A workflow pipeline is a structured sequence of automated tasks that processes data or actions through defined stages to achieve a specific outcome. In AI agent systems, workflow pipelines orchestrate how information flows between components, tools, and decision points; transforming raw inputs into meaningful outputs without manual intervention.
Understanding workflow pipelines matters because they form the operational backbone of modern automation. According to a 2024 Gartner report, organizations that implement well designed workflow pipelines reduce task completion times by an average of 73 percent. When agents need to perform complex operations, such as validating documents, enriching data, or coordinating across multiple services, they rely on pipelines to maintain order and reliability.
How Workflow Pipelines Operate in Agent Systems
The core principle behind workflow pipelines involves breaking complex processes into discrete, manageable stages. Each stage handles one responsibility, passes its output to the next stage, and maintains a clear contract about what it expects and what it produces. This separation creates systems that teams can test, debug, and scale independently.
Stages and Transitions
Every pipeline consists of stages, sometimes called steps or nodes, connected by transitions that define how work moves forward. A stage might extract text from a document, validate fields against a schema, or call an external API to enrich records with additional context. Transitions determine the conditions under which work proceeds; a validation stage might route clean records to processing while flagging errors for human review.

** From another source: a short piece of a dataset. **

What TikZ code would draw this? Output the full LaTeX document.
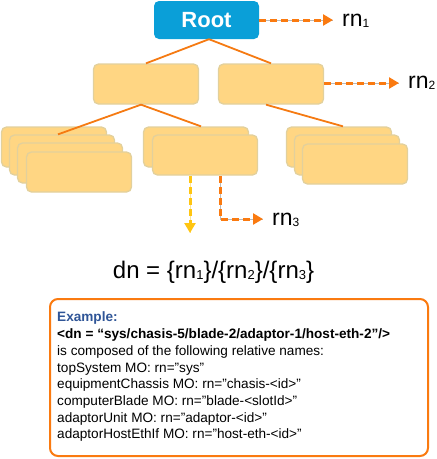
\documentclass[tikz,border=0pt]{standalone}
\usepackage{fontspec}
\setmainfont{Liberation Sans}
\usetikzlibrary{arrows.meta}
\definecolor{boxfill}{HTML}{FFD683}
\definecolor{boxline}{HTML}{E2D09C}
\definecolor{rootblue}{HTML}{0A9FD8}
\definecolor{edgeor}{HTML}{F57A12}
\definecolor{dashor}{HTML}{FA7A10}
\definecolor{dashye}{HTML}{FFC511}
\definecolor{exblue}{HTML}{2F5597}
\newcommand\subdig[2]{\raisebox{-1pt}{\fontsize{#1}{#1}\selectfont #2}}
\begin{document}
\begin{tikzpicture}[x=1pt,y=-1pt,
 lbox/.style={rectangle, rounded corners=5pt, fill=boxfill, draw=boxline, line width=1.3pt, minimum width=105pt, minimum height=40pt, inner sep=0pt},
 edge/.style={draw=edgeor, line width=1.8pt},
 guide/.style={draw=gray!55, line width=0.7pt},
 dasharr/.style={line width=3pt, dash pattern=on 7pt off 4pt},
 tip/.style={-{Triangle[length=10pt,width=11pt]}},
 rnlab/.style={anchor=base west, inner sep=0pt, font=\fontsize{23}{23}\selectfont},
 txt/.style={anchor=base west, inner sep=0pt, font=\fontsize{13.6}{16}\selectfont}]
\useasboundingbox (0,0) rectangle (437,459);

% root
\node[rectangle, rounded corners=5pt, fill=rootblue, minimum width=105pt, minimum height=38pt, inner sep=0pt,
      text=white, font=\bfseries\fontsize{22}{22}\selectfont] (root) at (206.5,20) {Root};

% level 2
\node[lbox] (l2a) at (146,84) {};
\node[lbox] (l2b) at (271,84) {};

% left stack
\node[lbox] (s1a) at (54,147) {};
\node[lbox] (s1b) at (62,155) {};
\node[lbox] (s1c) at (70,163) {};
\node[lbox] (s1d) at (79,172) {};
% middle stack
\node[lbox] (m1) at (196,147) {};
\node[lbox] (m2) at (205,155) {};
% right stack
\node[lbox] (r1) at (339,147) {};
\node[lbox] (r2) at (347,155) {};
\node[lbox] (r3) at (355,164) {};

% tree edges
\draw[edge] ([xshift=2.5pt]root.south) -- (l2a.north);
\draw[edge] ([xshift=2.5pt]root.south) -- (l2b.north);
\draw[edge] ([xshift=-5pt]l2a.south) -- ([xshift=-4pt]s1b.north);
\draw[edge] ([xshift=-5pt]l2a.south) -- ([xshift=5pt]m1.north);
\draw[edge] ([xshift=-5pt]l2b.south) -- ([xshift=4pt]r1.north);

% rn1
\coordinate (e1) at (333,20);
\draw[guide] (root.east) -- (e1);
\draw[dasharr, tip, draw=dashor] (root.east) -- (e1);
\node[rnlab] (rn1) at (342,26) {rn\subdig{12}{1}};

% rn2
\coordinate (e2s) at (324,83);
\coordinate (e2) at (399,83);
\draw[guide] (e2s) -- (e2);
\draw[dasharr, tip, draw=dashor] (e2s) -- (e2);
\node[rnlab] (rn2) at (408,88) {rn\subdig{12}{2}};

% yellow down arrow
\coordinate (ys) at (190,176);
\coordinate (ye) at (190,233);
\draw[draw=dashye!45, line width=0.7pt] (ys) -- (ye);
\draw[dasharr, tip, draw=dashye] (ys) -- (ye);

% rn3
\coordinate (os) at (220,176);
\coordinate (oc) at (220,219);
\coordinate (oe) at (263,219);
\draw[guide] (os) -- (oc) -- (oe);
\draw[dasharr, tip, draw=dashor] (os) -- (oc) -- (oe);
\node[rnlab] (rn3) at (272,225) {rn\subdig{12}{3}};

% dn formula
\node[anchor=base, inner sep=0pt, font=\fontsize{24}{24}\selectfont] (dn) at (213.5,278)
  {dn = \{rn\subdig{13}{1}\}/\{rn\subdig{13}{2}\}/\{rn\subdig{13}{3}\}};

% example frame
\node[draw=dashor, line width=2pt, rounded corners=8pt, minimum width=378pt, minimum height=157pt,
      inner sep=0pt, anchor=north west] (frame) at (49,298) {};
\node[txt, text=exblue, font=\bfseries\fontsize{13.6}{16}\selectfont] (t1) at (57,321) {Example:};
\node[txt, font=\bfseries\fontsize{13.6}{16}\selectfont] (t2) at (57,338) {<dn = “sys/chasis-5/blade-2/adaptor-1/host-eth-2”/>};
\node[txt] (t3) at (57,355) {is composed of the following relative names:};
\node[txt] (t4) at (57,372) {topSystem MO: rn=”sys”};
\node[txt] (t5) at (57,388) {equipmentChassis MO: rn=”chasis-<id>”};
\node[txt] (t6) at (57,405) {computerBlade MO: rn=”blade-<slotId>”};
\node[txt] (t7) at (57,422) {adaptorUnit MO: rn=”adaptor-<id>”};
\node[txt] (t8) at (57,438) {adaptorHostEthIf MO: rn=”host-eth-<id>”};
\end{tikzpicture}
\end{document}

Consider an onboarding pipeline at a fintech company like Stripe or Plaid. The first stage receives uploaded identity documents. The second stage runs optical character recognition to extract text. The third stage validates extracted data against known formats. The fourth stage checks watchlists for compliance. Each stage operates independently, which means teams can swap out the OCR provider without touching compliance logic.
Orchestration and Error Handling
Orchestration refers to the coordination layer that manages pipeline execution. Modern orchestrators like Temporal, Prefect, and Apache Airflow handle task scheduling, retries, and state management. When a stage fails, the orchestrator decides whether to retry, skip, or halt the entire pipeline based on configured policies.
Error handling in pipelines requires careful design. Idempotency ensures that running the same stage multiple times produces identical results, which matters when retries occur. Dead letter queues capture failed items for later analysis rather than losing them entirely. Production pipelines at companies like Shopify process millions of events daily; without robust error handling, a single malformed record could cascade into widespread failures.
Branching and Parallel Execution
Not all workflows follow a linear path. Conditional branching allows pipelines to take different routes based on data characteristics. A fraud detection pipeline might route high risk transactions through additional verification stages while letting low risk transactions proceed directly to approval.
Parallel execution speeds up processing by running independent stages simultaneously. If a pipeline needs to validate an address, check credit scores, and verify employment, these three operations can execute in parallel because none depends on the others. The orchestrator waits for all parallel branches to complete before proceeding to stages that need their combined results. Netflix uses parallel pipelines extensively to process viewing data, generate recommendations, and update user interfaces without blocking on sequential operations.
The tradeoff with parallelism involves complexity. Debugging becomes harder when multiple branches execute simultaneously, and resource consumption spikes when many stages run at once. Teams must balance throughput gains against operational overhead.
Summary
Workflow pipelines provide the structural foundation for AI agent automation by organizing tasks into discrete, manageable stages connected by clear transitions. Effective pipelines incorporate robust orchestration for managing execution, error handling mechanisms like idempotency and dead letter queues, and support for branching and parallel execution when processes require flexibility or speed. Organizations building agent systems should design pipelines with clear stage boundaries, explicit error policies, and thoughtful consideration of when parallelism adds value versus complexity. The investment in proper pipeline architecture pays dividends through systems that scale reliably and remain maintainable as requirements evolve.